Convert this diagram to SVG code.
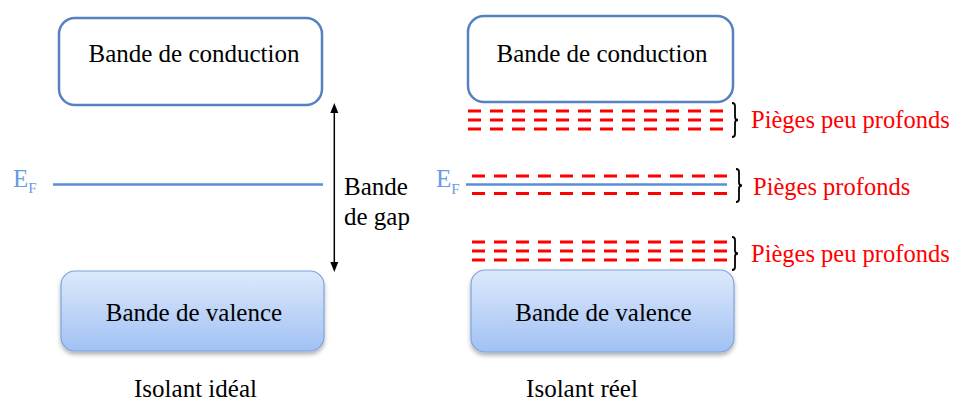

☆ ☆ ☆ ☆ ☆ ☆ ☆

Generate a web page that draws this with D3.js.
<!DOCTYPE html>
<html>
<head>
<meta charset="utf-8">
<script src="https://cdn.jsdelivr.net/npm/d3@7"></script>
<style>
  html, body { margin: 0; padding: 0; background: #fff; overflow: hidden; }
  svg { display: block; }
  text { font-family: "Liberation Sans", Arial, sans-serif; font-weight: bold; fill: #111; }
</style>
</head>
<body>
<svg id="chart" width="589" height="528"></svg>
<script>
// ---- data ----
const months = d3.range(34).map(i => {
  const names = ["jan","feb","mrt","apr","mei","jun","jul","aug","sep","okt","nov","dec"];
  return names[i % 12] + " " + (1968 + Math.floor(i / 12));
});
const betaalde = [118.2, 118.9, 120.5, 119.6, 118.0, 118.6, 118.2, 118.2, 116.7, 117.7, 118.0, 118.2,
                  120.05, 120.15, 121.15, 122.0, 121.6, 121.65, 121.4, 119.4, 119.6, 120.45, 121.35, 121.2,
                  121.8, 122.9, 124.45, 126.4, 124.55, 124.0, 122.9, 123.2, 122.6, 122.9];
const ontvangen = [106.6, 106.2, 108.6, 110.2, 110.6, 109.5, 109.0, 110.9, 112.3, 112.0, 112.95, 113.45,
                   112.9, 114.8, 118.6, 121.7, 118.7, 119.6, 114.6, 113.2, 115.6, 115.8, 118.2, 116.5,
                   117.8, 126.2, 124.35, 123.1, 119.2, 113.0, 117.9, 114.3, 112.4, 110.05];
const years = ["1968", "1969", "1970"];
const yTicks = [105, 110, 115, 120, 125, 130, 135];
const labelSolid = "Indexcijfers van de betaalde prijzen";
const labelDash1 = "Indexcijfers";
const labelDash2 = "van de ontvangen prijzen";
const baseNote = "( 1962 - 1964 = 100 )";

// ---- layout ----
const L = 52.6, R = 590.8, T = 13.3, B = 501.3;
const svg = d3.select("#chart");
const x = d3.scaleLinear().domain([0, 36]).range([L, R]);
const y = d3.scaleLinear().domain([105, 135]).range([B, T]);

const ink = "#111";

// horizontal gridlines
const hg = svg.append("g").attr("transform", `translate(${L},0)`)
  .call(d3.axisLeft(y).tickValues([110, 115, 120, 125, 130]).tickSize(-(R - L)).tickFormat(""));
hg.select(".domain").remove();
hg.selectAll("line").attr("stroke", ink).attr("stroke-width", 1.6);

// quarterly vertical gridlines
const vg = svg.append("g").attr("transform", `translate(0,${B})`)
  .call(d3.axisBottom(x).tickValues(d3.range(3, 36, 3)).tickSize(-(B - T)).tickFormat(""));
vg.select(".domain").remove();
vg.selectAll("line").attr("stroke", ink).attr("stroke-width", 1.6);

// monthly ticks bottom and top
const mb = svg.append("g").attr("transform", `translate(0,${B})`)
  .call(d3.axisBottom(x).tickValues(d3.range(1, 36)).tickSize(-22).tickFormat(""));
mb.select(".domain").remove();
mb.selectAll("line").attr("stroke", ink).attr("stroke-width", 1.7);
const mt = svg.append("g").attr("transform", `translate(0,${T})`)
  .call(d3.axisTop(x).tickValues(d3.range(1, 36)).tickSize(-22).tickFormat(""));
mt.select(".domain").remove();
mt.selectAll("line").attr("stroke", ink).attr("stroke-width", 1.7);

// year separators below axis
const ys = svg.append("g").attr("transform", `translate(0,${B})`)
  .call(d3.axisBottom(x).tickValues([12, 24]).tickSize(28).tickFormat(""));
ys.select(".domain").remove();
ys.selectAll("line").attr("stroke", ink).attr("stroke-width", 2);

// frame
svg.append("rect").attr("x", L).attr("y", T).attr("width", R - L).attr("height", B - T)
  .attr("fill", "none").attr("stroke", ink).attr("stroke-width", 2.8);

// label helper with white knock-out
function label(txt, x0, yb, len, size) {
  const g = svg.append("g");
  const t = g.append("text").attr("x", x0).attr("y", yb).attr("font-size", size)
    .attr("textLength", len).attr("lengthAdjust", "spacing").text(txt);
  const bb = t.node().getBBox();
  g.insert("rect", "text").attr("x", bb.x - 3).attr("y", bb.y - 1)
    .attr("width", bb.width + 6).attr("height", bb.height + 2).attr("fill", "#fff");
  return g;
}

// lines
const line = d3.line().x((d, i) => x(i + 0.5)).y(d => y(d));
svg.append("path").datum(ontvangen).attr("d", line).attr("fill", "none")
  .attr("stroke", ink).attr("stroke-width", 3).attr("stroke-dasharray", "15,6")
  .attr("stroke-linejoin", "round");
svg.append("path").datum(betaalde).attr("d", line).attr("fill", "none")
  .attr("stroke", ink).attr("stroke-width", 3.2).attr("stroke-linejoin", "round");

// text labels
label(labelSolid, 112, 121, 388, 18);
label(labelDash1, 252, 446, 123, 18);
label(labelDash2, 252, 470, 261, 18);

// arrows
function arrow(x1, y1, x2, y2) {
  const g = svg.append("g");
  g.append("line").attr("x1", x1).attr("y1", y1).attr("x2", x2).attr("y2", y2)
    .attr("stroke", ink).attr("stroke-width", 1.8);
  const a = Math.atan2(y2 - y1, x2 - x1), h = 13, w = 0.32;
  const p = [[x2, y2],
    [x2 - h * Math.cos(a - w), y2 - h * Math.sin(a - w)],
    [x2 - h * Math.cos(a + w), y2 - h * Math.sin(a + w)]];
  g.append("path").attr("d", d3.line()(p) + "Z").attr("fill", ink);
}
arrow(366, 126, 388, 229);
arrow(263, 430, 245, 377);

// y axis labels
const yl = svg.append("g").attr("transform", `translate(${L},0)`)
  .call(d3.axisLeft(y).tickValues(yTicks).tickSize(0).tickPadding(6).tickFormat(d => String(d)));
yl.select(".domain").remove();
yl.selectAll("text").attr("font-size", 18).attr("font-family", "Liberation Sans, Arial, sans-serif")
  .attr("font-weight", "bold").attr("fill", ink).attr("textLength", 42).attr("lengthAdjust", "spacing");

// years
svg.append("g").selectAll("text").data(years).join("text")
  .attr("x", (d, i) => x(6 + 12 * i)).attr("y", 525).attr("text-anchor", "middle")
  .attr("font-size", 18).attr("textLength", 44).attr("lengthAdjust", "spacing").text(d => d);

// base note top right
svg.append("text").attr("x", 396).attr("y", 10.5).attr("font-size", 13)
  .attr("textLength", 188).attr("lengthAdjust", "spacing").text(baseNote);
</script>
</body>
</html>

☆ ☆ ☆ ☆ ☆ ☆ ☆

* [The problem]: Find how many lines of the material carry the string "with". Only the number should be in the answer.

* [Correct output]: 2